My mother used to chant all these ‘I am not...’ verses and I
used to find them all very funny. I was, at heart, a bhakta. I
could appreciate any sadhana which generated love and devotion
towards God, but I couldn’t see the point of these practices which
merely listed, in endlessly trivial ways, what one was not. When my
mother had a bath she would chant, ‘I am not the urine, I am not the
excrement, I am not the bile,’ and so on. This was too much for me. I
would call out, ‘What are you doing in there? Having a bath or
cleaning the toilet?’ I ridiculed her so much that eventually she
stopped singing these verses out loud.
My mother’s Guru encouraged me to join a local lending library which
had a good selection of spiritual books. I started to read books on Vedanta
and Hindu saints. It was this library which introduced me to Yoga
Vasishta, a book I have always enjoyed. One day I tried to borrow a
book about Swami Ram Tirtha, a Hindu saint who went into seclusion in
the Himalayas in his twenties and who died there when he was only
thirty-four. I had a special reason for borrowing this book: he was my
mother’s elder brother, so I naturally wanted to find out more about
him.
The librarian had watched me borrow all these books with an increasing
sense of alarm. In middle-class Hindu society it is quite acceptable to
show a little interest in spiritual matters, but when the interest
starts to become an obsession, the alarm bells go off. This well-meaning
librarian probably thought that I was taking my religion too seriously,
and that I might end up like my uncle. Most families would be very unhappy
if one of their members dropped out at an early age to become a wandering sadhu
in the Himalayas. The librarian, feeling that he was acting for the best,
refused to let me borrow this book about my uncle. Later, he went to my
mother and warned her that I was showing what was, for him, an unhealthy
interest in mysticism. My mother paid no attention. Because her own life
revolved around her sadhana, she was delighted to have a son who
seemed to be displaying a similar inclination.

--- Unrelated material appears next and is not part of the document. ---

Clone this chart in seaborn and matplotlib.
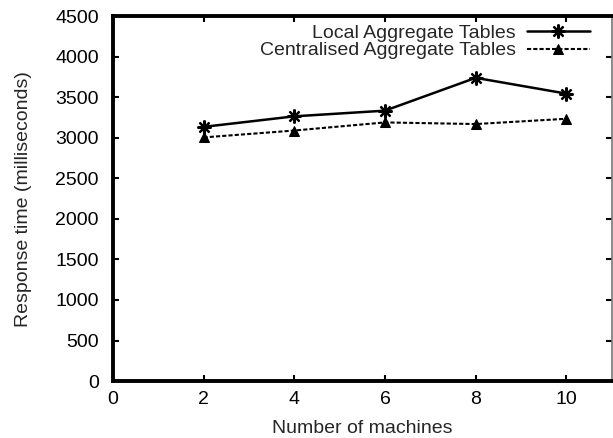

My mother’s Guru liked me very much. He suggested books for me to read
and frequently gave me advice on spiritual matters. He owned a lot of
land, had many cows, and spent half his time in teaching and the other
half in managing his properties and possessions. One day he made my mother
an astounding offer: ‘Please give me your son. I will appoint him my
heir and spiritual successor. When I die everything I have will be his. I
will look after his spiritual development, but to get all this he must
agree to one condition. He must not marry and he must remain a brahmachari.

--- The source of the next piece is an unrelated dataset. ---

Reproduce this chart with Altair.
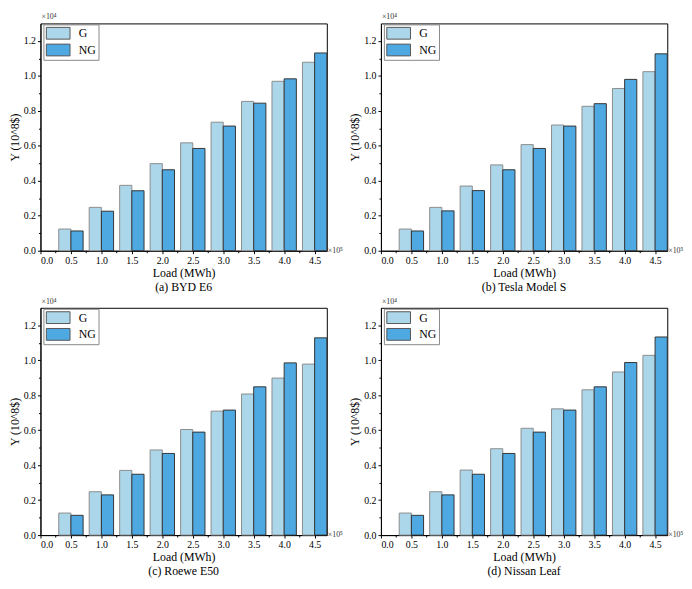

If he agrees, and if you agree, I will take full responsibility for
him.’
My mother had great love and respect for this man, but she was far too
attached to me to consider handing me over to someone else. She turned
down his offer. I too had great respect for him. If my mother had accepted
his offer, I would happily have gone with him.

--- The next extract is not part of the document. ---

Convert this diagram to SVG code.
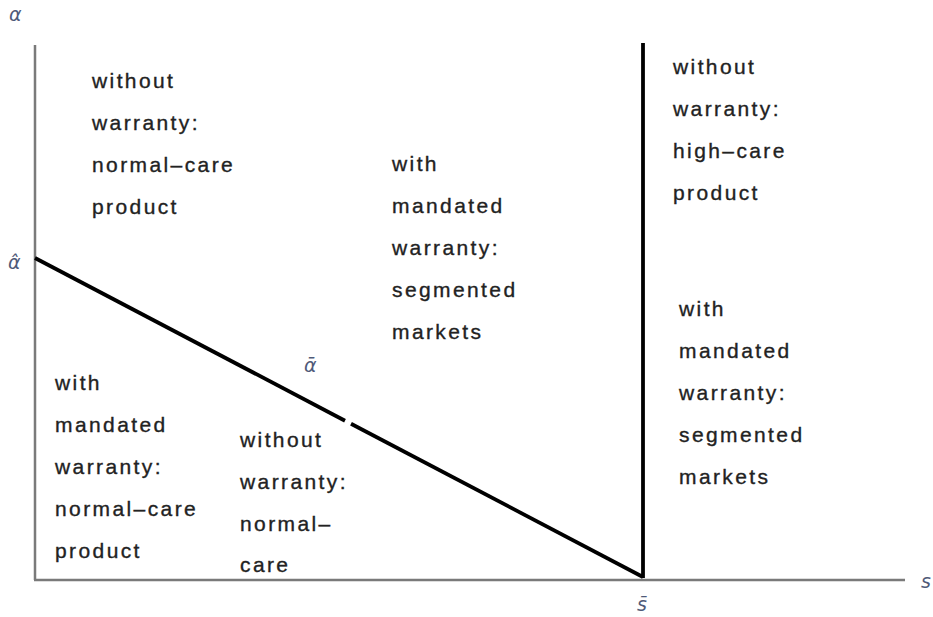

At around this time she announced that she was going to take me to a
different swami because she wanted me to get some special spiritual
instructions from him. I didn’t like the idea and I didn’t like the
man she chose for me. I told her, ‘If you take me to this man I will
test him to see if he has really conquered his passions. As soon as I see
him I shall slap him in the face. If he gets angry, I will know that he
has no self-control. If he doesn’t get angry, I will listen to him and
accept whatever he has to teach me. My mother knew that I was quite
capable of carrying out the threat. Not wishing to be embarrassed by my
disrespectful activities, she dropped her plans to take me to see him.